此言一出,众人哗然。
只有秦若,安静的看着这一切的发生。
上次她说姚大翠对她十月怀胎之情时,后者一脸心虚惊慌,她当时也没多想,只当是秦家人因为以前对她不好而心虚,直到批、斗完赵知青她和秦建再次吵架时,她在秦家人身上找不到原主的影子,这才起了怀疑。
卜卦人有三不算,一不算血亲,二不算己命,三不算天机。
不到万不得已,哪怕是她这种以凡人之躯修到了玄学大师层面最顶端天花板的存在,也不会擅自去算自己的命,这是大忌。
她如今顶的书中秦若的壳子,在书中构架的世界里,她就是原主秦若,加之她看过书,上帝视角知道原主的结局,自然也没有算的必要。

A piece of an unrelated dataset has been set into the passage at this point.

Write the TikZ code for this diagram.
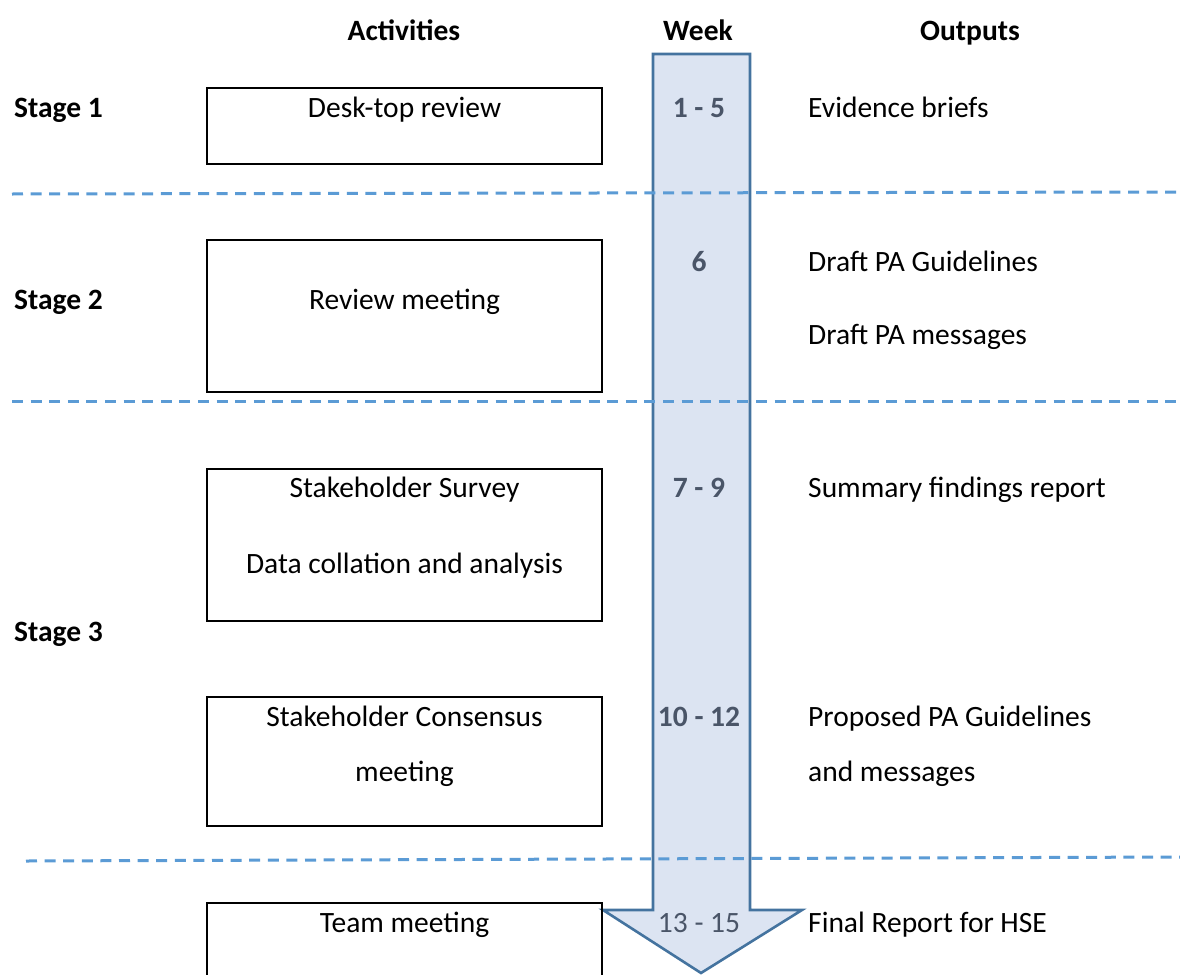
\documentclass[tikz,border=0pt]{standalone}
\usepackage{fontspec}
\setmainfont{Carlito}
\begin{document}
\begin{tikzpicture}[x=1pt,y=-1pt,
  txt/.style={font=\fontsize{29.5}{35}\selectfont, inner sep=0pt, anchor=base},
  lft/.style={txt, anchor=base west},
  hdr/.style={txt, font=\fontsize{29.5}{35}\selectfont\bfseries},
  stage/.style={lft, font=\fontsize{29.5}{35}\selectfont\bfseries},
  wk/.style={txt, text=weektext, font=\fontsize{29.5}{35}\selectfont\bfseries},
  actbox/.style={draw=black, line width=2pt, fill=none},
  sep/.style={draw=sepblue, line width=3pt, dash pattern=on 11pt off 7.6pt}
]
\definecolor{arrowfill}{HTML}{DCE4F2}
\definecolor{arrowline}{HTML}{44739F}
\definecolor{weektext}{HTML}{4A5568}
\definecolor{sepblue}{HTML}{5B9BD5}
\useasboundingbox (0,0) rectangle (1180,974);
\clip (0,0) rectangle (1180,974);

% timeline arrow
\draw[fill=arrowfill, draw=arrowline, line width=2.6pt, line join=miter]
  (653,54) -- (750,54) -- (750,910) -- (802,910) -- (701,973)
  -- (603,910) -- (653,910) -- cycle;

% activity boxes
\draw[actbox] (207,88) rectangle (602,164);
\draw[actbox] (207,240) rectangle (602,392);
\draw[actbox] (207,469) rectangle (602,621);
\draw[actbox] (207,697) rectangle (602,826);
\draw[actbox] (207,903) rectangle (602,990);

% stage separators
\coordinate (s1a) at (12,194);  \coordinate (s1b) at (1180,192);
\coordinate (s2a) at (12,401);  \coordinate (s2b) at (1180,401);
\coordinate (s3a) at (26,861);  \coordinate (s3b) at (1180,857);
\draw[sep] (s1a) -- (s1b);
\draw[sep] (s2a) -- (s2b);
\draw[sep] (s3a) -- (s3b);

% column headings
\node[hdr] (hact) at (404,41) {Activities};
\node[hdr] (hweek) at (698,41) {Week};
\node[hdr] (hout) at (970,41) {Outputs};

% stages
\node[stage] (st1) at (14,117) {Stage 1};
\node[stage] (st2) at (14,309) {Stage 2};
\node[stage] (st3) at (14,641) {Stage 3};

% activities
\node[txt] (a1) at (404.5,117) {Desk-top review};
\node[txt] (a2) at (404.5,309) {Review meeting};
\node[txt] (a3) at (404.5,497) {Stakeholder Survey};
\node[txt] (a3b) at (404.5,573) {Data collation and analysis};
\node[txt] (a4) at (404.5,726) {Stakeholder Consensus};
\node[txt] (a4b) at (404.5,781) {meeting};
\node[txt] (a5) at (404.5,932) {Team meeting};

% weeks
\node[wk] (w1) at (699,117) {1 - 5};
\node[wk] (w2) at (699,271) {6};
\node[wk] (w3) at (699,497) {7 - 9};
\node[wk] (w4) at (699,726) {10 - 12};
\node[txt, text=weektext] (w5) at (699,932) {13 - 15};

% outputs
\node[lft] (o1) at (808,117) {Evidence briefs};
\node[lft] (o2) at (808,271) {Draft PA Guidelines};
\node[lft] (o2b) at (808,344) {Draft PA messages};
\node[lft] (o3) at (808,497) {Summary findings report};
\node[lft] (o4) at (808,726) {Proposed PA Guidelines};
\node[lft] (o4b) at (808,781) {and messages};
\node[lft] (o5) at (808,932) {Final Report for HSE};
\end{tikzpicture}
\end{document}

直到那一天起了怀疑,她眼里对秦建现了杀意,姚大翠把秦建护住那一刻,她借由一点契机在心下起卦,显示她和姚大翠没有血缘关系,再多的原因却被因果遮蔽无法推算。
所以秦若那天只是格外平静地说她会离开,如果原主是被姚大翠收养,那秦家,她真的是重不得轻不得。
看到那件丝绸的裹被,众人也已经信了大半,穿绫罗绸缎的都是地主老财家的闺女,秦家别说三代,上数八代都是底层的贫农,肯定是用不起绫罗绸缎的。
就算用得起,姚大翠向来对秦若严厉,给秦建和大孙子用还说得过去,至于给秦若,不可能。
几个妇人叽叽喳喳议论一番,一个大胆的道:“那她是谁家的闺女?”
“不知道,是我从凌阳县城捡来的。”
姚大翠道:“我怀秦建那年胎位不正,他是腿先生出来的,我大出血险些要了命,之后六年多也没再怀上。”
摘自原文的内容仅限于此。